* [Problem to solve] The material below includes pictures; leave them out and return only the lines between the line containing "Reproduce this diagram with TikZ." and the line containing "(b1) at (314.5,190)", inclusive, word for word.

Items from a dataset
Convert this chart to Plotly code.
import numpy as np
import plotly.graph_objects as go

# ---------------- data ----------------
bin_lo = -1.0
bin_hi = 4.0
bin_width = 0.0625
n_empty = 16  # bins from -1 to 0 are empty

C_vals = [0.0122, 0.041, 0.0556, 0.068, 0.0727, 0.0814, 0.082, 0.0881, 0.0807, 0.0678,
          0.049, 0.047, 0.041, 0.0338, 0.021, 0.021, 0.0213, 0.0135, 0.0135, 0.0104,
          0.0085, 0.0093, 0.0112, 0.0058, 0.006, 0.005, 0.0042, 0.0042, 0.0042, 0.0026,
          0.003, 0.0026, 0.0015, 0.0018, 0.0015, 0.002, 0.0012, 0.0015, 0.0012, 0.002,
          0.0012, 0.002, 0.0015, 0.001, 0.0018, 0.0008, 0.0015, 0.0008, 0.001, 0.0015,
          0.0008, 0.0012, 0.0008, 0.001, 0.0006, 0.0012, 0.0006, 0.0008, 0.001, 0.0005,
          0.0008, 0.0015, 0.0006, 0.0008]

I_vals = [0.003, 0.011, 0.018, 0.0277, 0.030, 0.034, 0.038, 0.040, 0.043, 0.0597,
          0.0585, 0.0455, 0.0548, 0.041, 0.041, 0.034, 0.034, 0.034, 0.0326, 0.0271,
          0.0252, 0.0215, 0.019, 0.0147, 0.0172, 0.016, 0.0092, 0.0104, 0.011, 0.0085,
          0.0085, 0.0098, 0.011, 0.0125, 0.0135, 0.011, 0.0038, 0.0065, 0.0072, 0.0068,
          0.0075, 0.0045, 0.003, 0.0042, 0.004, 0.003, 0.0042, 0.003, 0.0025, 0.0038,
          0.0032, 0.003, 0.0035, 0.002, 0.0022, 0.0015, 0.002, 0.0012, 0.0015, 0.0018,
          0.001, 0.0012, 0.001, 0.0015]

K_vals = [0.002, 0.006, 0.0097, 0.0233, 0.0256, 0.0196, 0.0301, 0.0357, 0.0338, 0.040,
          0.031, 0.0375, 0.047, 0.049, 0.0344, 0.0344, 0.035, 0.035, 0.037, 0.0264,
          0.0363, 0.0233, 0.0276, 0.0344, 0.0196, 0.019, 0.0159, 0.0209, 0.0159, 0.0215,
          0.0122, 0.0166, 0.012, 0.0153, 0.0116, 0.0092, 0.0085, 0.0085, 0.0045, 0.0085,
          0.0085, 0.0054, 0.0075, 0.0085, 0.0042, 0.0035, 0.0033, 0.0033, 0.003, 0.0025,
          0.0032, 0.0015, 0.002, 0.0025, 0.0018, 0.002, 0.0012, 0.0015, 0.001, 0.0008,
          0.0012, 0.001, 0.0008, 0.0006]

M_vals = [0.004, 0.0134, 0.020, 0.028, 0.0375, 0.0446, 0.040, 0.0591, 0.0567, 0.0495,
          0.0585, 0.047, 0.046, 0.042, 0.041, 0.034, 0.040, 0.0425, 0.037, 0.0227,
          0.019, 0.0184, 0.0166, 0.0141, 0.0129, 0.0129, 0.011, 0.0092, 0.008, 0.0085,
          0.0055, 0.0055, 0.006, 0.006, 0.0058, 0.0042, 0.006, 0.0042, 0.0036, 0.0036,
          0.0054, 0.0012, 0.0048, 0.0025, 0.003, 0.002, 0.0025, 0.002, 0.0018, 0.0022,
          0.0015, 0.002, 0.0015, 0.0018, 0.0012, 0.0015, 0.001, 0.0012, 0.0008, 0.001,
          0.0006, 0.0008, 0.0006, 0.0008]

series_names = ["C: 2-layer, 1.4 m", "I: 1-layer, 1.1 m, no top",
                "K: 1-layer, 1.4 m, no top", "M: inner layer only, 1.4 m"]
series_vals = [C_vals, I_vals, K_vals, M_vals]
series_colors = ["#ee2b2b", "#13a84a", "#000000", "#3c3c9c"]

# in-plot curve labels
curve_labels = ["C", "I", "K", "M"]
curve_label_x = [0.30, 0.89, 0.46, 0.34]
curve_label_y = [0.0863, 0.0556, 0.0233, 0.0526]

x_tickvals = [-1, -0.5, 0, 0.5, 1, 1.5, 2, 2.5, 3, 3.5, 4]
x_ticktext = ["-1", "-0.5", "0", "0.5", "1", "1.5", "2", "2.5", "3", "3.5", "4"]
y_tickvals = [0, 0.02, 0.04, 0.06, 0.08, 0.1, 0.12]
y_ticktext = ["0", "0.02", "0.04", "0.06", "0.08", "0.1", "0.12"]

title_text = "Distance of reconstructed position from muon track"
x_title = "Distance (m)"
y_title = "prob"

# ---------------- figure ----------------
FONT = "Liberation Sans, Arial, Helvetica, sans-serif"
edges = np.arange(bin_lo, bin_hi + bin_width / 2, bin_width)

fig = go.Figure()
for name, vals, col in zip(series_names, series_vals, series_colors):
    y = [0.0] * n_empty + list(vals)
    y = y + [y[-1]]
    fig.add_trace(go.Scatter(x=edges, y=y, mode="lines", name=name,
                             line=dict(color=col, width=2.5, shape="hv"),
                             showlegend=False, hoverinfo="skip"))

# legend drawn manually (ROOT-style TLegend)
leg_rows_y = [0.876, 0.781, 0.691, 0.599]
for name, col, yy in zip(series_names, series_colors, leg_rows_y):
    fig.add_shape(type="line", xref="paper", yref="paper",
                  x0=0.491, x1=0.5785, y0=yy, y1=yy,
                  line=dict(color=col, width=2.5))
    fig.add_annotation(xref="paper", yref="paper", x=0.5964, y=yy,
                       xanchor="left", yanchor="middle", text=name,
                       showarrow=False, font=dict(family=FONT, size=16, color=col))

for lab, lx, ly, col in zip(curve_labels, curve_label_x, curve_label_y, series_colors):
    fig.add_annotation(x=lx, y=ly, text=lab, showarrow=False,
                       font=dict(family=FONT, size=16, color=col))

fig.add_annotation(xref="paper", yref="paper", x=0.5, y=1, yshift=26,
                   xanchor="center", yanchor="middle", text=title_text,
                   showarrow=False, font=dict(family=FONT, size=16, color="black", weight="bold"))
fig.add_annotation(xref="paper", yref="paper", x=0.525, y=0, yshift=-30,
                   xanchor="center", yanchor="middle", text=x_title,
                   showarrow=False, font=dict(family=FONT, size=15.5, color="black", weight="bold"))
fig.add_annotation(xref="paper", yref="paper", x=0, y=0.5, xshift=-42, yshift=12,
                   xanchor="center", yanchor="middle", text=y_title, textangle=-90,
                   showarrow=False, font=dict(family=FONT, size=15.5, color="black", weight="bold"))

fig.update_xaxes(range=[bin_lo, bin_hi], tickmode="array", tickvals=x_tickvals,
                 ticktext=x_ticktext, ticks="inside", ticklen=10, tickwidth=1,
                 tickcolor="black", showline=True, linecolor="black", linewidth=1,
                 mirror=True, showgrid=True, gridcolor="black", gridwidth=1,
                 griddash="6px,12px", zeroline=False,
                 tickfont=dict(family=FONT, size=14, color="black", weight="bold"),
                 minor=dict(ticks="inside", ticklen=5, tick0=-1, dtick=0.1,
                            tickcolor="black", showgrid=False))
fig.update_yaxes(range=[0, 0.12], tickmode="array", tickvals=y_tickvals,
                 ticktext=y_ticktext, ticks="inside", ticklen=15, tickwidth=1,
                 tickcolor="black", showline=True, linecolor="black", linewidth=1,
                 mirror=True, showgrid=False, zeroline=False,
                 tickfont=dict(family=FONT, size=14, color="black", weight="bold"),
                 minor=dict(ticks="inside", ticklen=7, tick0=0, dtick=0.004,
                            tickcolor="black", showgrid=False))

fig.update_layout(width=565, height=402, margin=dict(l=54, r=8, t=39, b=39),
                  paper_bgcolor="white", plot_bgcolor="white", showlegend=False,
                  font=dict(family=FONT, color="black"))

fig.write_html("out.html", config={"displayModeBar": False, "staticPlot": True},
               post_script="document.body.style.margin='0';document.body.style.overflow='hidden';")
...
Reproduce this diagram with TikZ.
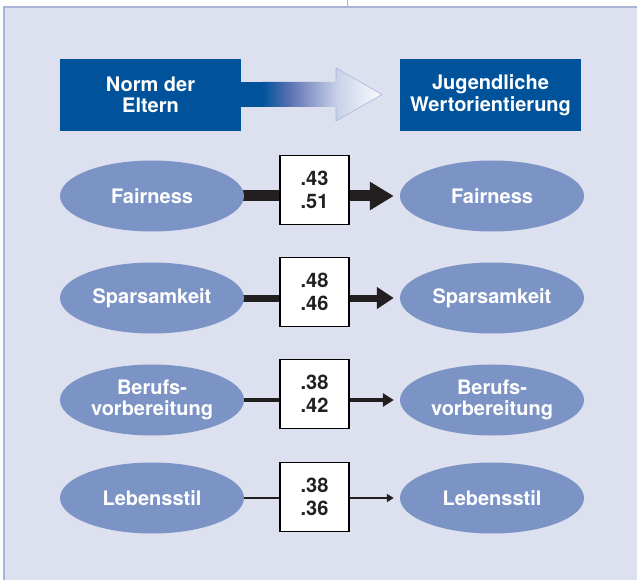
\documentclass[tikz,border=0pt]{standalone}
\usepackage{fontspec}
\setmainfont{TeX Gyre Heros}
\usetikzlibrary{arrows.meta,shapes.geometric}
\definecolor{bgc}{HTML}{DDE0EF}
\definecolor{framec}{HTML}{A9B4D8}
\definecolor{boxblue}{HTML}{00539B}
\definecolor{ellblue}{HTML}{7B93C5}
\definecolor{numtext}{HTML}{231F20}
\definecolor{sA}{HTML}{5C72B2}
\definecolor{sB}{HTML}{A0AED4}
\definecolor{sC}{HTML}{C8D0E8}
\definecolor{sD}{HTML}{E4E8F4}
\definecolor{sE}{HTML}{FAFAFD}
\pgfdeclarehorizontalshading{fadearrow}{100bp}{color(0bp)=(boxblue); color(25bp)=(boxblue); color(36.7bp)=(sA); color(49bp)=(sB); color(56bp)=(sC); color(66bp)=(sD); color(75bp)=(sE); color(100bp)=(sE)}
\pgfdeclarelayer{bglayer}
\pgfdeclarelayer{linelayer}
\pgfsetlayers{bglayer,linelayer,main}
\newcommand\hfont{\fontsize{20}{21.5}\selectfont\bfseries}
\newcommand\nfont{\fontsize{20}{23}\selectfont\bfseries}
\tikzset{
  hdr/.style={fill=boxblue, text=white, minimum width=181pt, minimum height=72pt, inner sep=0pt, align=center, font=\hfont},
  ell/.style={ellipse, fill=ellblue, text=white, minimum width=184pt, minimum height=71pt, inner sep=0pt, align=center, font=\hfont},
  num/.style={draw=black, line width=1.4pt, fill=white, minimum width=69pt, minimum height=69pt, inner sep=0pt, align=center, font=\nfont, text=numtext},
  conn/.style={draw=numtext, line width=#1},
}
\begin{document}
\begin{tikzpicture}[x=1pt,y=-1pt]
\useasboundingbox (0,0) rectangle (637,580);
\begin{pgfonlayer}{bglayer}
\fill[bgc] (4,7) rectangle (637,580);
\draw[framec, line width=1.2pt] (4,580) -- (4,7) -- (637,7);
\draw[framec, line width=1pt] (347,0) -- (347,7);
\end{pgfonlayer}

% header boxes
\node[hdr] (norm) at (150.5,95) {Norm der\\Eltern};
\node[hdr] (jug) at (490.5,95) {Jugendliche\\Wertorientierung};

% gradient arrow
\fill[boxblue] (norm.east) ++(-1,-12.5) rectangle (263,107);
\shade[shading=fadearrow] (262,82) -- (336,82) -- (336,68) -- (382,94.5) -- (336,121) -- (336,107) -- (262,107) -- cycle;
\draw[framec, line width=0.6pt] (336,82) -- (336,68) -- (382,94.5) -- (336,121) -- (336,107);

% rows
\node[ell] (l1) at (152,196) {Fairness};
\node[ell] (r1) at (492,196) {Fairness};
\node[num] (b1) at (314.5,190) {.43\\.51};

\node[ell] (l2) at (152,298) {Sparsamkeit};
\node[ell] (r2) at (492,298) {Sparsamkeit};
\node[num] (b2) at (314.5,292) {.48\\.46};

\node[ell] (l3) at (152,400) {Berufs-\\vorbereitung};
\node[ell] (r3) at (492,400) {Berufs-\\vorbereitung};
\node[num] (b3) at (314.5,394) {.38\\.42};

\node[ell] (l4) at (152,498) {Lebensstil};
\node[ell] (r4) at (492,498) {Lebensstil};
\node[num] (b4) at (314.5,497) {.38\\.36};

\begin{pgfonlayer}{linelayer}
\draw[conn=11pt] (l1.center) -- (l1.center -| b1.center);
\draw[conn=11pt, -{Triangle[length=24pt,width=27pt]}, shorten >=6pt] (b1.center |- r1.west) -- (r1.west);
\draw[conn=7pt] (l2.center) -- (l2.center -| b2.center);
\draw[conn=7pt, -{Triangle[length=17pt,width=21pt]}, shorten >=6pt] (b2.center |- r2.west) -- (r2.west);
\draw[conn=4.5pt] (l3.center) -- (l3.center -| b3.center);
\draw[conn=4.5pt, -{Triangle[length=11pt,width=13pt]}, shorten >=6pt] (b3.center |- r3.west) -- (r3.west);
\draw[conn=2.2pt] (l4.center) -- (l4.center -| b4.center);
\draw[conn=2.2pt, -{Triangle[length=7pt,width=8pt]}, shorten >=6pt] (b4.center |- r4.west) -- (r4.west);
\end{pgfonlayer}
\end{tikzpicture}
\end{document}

* [Complete output]
Reproduce this diagram with TikZ.
\documentclass[tikz,border=0pt]{standalone}
\usepackage{fontspec}
\setmainfont{TeX Gyre Heros}
\usetikzlibrary{arrows.meta,shapes.geometric}
\definecolor{bgc}{HTML}{DDE0EF}
\definecolor{framec}{HTML}{A9B4D8}
\definecolor{boxblue}{HTML}{00539B}
\definecolor{ellblue}{HTML}{7B93C5}
\definecolor{numtext}{HTML}{231F20}
\definecolor{sA}{HTML}{5C72B2}
\definecolor{sB}{HTML}{A0AED4}
\definecolor{sC}{HTML}{C8D0E8}
\definecolor{sD}{HTML}{E4E8F4}
\definecolor{sE}{HTML}{FAFAFD}
\pgfdeclarehorizontalshading{fadearrow}{100bp}{color(0bp)=(boxblue); color(25bp)=(boxblue); color(36.7bp)=(sA); color(49bp)=(sB); color(56bp)=(sC); color(66bp)=(sD); color(75bp)=(sE); color(100bp)=(sE)}
\pgfdeclarelayer{bglayer}
\pgfdeclarelayer{linelayer}
\pgfsetlayers{bglayer,linelayer,main}
\newcommand\hfont{\fontsize{20}{21.5}\selectfont\bfseries}
\newcommand\nfont{\fontsize{20}{23}\selectfont\bfseries}
\tikzset{
  hdr/.style={fill=boxblue, text=white, minimum width=181pt, minimum height=72pt, inner sep=0pt, align=center, font=\hfont},
  ell/.style={ellipse, fill=ellblue, text=white, minimum width=184pt, minimum height=71pt, inner sep=0pt, align=center, font=\hfont},
  num/.style={draw=black, line width=1.4pt, fill=white, minimum width=69pt, minimum height=69pt, inner sep=0pt, align=center, font=\nfont, text=numtext},
  conn/.style={draw=numtext, line width=#1},
}
\begin{document}
\begin{tikzpicture}[x=1pt,y=-1pt]
\useasboundingbox (0,0) rectangle (637,580);
\begin{pgfonlayer}{bglayer}
\fill[bgc] (4,7) rectangle (637,580);
\draw[framec, line width=1.2pt] (4,580) -- (4,7) -- (637,7);
\draw[framec, line width=1pt] (347,0) -- (347,7);
\end{pgfonlayer}

% header boxes
\node[hdr] (norm) at (150.5,95) {Norm der\\Eltern};
\node[hdr] (jug) at (490.5,95) {Jugendliche\\Wertorientierung};

% gradient arrow
\fill[boxblue] (norm.east) ++(-1,-12.5) rectangle (263,107);
\shade[shading=fadearrow] (262,82) -- (336,82) -- (336,68) -- (382,94.5) -- (336,121) -- (336,107) -- (262,107) -- cycle;
\draw[framec, line width=0.6pt] (336,82) -- (336,68) -- (382,94.5) -- (336,121) -- (336,107);

% rows
\node[ell] (l1) at (152,196) {Fairness};
\node[ell] (r1) at (492,196) {Fairness};
\node[num] (b1) at (314.5,190) {.43\\.51};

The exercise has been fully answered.